## [Stated task]
Copy exactly, and only, the lines between the line holding "Emit a web page" and the line holding "const chartTitle = 'Otros", inclusive; skip the pictures.
━━ Data
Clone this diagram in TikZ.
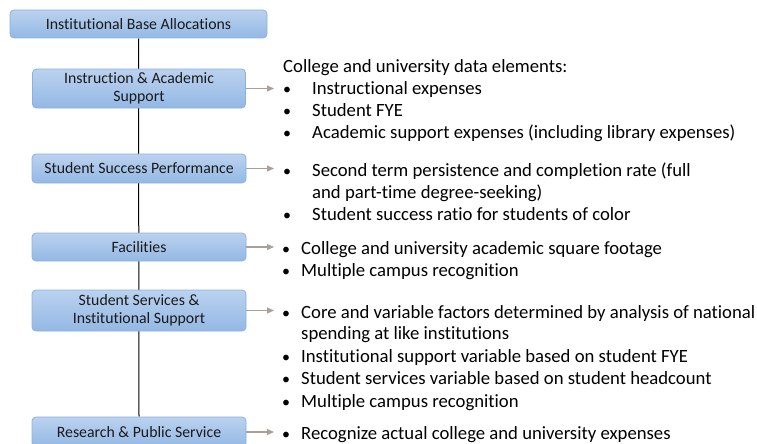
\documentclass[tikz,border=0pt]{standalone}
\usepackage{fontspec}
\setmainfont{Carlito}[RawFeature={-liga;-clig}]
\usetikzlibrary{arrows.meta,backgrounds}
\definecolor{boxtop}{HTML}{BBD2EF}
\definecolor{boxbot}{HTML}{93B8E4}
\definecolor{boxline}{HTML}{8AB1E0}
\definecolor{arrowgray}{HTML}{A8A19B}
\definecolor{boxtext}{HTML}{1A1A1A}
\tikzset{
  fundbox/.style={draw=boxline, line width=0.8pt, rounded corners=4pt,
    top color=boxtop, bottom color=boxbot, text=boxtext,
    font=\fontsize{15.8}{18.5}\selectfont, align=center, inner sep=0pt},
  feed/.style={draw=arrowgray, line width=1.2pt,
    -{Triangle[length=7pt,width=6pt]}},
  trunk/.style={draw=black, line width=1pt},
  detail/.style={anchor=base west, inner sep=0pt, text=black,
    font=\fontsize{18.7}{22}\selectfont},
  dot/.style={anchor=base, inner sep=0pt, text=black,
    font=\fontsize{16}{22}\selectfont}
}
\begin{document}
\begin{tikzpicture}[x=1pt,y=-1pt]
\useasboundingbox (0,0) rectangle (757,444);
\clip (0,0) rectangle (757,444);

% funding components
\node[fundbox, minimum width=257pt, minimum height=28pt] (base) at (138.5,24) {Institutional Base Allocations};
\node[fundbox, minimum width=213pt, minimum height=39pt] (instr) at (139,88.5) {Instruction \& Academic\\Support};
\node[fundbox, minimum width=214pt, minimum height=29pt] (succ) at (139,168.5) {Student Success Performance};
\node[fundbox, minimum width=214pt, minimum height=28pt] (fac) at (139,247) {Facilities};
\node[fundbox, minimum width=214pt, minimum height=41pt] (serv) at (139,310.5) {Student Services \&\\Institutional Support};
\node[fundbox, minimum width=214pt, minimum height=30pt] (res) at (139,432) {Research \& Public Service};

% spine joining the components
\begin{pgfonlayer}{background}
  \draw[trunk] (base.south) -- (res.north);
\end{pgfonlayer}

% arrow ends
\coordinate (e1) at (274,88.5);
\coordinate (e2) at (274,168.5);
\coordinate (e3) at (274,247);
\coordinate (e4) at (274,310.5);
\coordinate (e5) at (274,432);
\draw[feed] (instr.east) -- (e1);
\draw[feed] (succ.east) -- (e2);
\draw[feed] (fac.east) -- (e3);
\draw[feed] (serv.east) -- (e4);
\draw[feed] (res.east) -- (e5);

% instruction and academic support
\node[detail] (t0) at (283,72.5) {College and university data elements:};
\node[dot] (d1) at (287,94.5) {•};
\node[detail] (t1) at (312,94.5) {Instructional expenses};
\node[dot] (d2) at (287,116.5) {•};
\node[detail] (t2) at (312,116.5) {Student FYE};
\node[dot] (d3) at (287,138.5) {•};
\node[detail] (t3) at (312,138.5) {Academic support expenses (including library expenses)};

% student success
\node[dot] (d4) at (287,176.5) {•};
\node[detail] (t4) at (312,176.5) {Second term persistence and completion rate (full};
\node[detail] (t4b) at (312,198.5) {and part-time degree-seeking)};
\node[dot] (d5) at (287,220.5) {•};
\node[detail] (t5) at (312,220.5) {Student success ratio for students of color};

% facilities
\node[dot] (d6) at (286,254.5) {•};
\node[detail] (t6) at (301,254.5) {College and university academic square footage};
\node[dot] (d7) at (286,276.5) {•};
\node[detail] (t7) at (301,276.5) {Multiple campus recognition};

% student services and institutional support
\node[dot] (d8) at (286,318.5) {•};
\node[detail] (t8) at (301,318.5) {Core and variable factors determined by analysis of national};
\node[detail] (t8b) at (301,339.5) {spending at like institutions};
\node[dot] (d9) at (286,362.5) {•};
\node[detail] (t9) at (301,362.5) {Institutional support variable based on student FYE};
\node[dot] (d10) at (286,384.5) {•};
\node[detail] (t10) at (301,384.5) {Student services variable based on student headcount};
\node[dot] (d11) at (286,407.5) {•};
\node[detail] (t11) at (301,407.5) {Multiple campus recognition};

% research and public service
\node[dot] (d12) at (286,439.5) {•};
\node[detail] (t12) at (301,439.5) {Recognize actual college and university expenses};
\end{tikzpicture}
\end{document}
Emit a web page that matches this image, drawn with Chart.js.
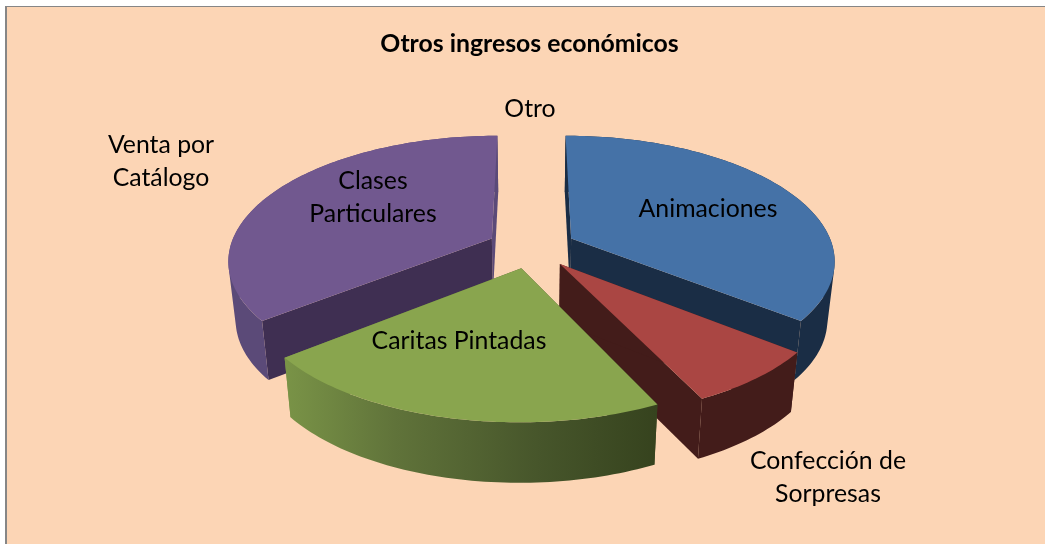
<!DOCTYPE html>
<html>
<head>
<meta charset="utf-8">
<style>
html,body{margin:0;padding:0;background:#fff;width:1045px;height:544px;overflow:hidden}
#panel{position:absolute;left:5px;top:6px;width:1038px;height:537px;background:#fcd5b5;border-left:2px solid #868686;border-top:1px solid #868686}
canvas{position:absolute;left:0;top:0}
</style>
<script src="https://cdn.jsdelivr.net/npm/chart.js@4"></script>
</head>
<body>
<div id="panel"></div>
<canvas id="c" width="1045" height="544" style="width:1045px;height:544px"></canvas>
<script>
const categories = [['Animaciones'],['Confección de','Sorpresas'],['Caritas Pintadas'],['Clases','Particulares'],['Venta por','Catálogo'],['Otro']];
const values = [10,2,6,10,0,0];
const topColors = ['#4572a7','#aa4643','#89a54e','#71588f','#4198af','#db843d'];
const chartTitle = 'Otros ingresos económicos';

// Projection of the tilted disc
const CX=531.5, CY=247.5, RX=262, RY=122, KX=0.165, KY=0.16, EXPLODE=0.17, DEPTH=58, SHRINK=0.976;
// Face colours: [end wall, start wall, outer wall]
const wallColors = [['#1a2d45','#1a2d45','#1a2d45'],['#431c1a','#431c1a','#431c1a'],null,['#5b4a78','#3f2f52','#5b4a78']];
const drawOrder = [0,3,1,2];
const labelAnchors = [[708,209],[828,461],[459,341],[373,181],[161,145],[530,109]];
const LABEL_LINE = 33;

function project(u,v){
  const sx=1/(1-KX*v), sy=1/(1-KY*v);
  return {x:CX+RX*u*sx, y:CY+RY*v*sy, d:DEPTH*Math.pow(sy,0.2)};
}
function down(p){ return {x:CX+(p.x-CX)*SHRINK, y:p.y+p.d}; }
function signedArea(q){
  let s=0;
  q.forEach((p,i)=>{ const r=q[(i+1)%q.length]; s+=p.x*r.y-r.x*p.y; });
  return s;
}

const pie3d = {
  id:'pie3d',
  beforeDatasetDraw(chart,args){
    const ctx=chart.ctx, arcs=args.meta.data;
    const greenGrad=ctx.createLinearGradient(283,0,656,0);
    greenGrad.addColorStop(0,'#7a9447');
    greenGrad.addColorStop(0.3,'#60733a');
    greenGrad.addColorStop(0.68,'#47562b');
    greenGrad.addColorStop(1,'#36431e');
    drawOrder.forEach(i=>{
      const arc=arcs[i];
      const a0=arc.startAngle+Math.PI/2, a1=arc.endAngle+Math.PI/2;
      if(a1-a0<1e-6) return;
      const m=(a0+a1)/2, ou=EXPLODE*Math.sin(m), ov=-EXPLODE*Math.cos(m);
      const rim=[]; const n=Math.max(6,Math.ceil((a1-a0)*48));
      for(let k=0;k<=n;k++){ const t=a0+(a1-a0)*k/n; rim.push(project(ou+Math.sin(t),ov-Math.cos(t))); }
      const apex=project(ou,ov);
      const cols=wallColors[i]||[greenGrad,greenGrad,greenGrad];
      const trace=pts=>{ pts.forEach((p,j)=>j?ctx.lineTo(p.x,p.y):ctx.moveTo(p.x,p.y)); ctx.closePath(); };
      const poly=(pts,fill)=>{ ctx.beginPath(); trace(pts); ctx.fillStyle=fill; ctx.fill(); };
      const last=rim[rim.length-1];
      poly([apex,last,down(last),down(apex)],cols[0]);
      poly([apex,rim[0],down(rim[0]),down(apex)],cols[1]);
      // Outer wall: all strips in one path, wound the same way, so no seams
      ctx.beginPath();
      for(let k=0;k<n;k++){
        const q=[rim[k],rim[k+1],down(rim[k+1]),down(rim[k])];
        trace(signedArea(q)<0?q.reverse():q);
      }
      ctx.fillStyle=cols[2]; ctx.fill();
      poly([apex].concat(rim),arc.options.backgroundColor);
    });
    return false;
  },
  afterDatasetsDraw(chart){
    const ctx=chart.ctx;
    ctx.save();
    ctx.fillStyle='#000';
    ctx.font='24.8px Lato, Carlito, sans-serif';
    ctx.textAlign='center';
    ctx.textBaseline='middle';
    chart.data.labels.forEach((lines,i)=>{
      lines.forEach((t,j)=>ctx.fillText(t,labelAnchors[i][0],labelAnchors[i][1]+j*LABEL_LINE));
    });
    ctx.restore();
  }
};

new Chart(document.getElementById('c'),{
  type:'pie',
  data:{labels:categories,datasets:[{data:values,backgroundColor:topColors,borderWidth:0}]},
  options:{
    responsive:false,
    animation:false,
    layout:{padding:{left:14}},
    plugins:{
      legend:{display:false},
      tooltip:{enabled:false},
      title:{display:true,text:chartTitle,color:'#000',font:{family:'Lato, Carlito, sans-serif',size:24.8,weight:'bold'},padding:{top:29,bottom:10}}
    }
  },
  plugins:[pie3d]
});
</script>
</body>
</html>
━━━━
## [Exercise answer]
Emit a web page that matches this image, drawn with Chart.js.
<!DOCTYPE html>
<html>
<head>
<meta charset="utf-8">
<style>
html,body{margin:0;padding:0;background:#fff;width:1045px;height:544px;overflow:hidden}
#panel{position:absolute;left:5px;top:6px;width:1038px;height:537px;background:#fcd5b5;border-left:2px solid #868686;border-top:1px solid #868686}
canvas{position:absolute;left:0;top:0}
</style>
<script src="https://cdn.jsdelivr.net/npm/chart.js@4"></script>
</head>
<body>
<div id="panel"></div>
<canvas id="c" width="1045" height="544" style="width:1045px;height:544px"></canvas>
<script>
const categories = [['Animaciones'],['Confección de','Sorpresas'],['Caritas Pintadas'],['Clases','Particulares'],['Venta por','Catálogo'],['Otro']];
const values = [10,2,6,10,0,0];
const topColors = ['#4572a7','#aa4643','#89a54e','#71588f','#4198af','#db843d'];
const chartTitle = 'Otros ingresos económicos';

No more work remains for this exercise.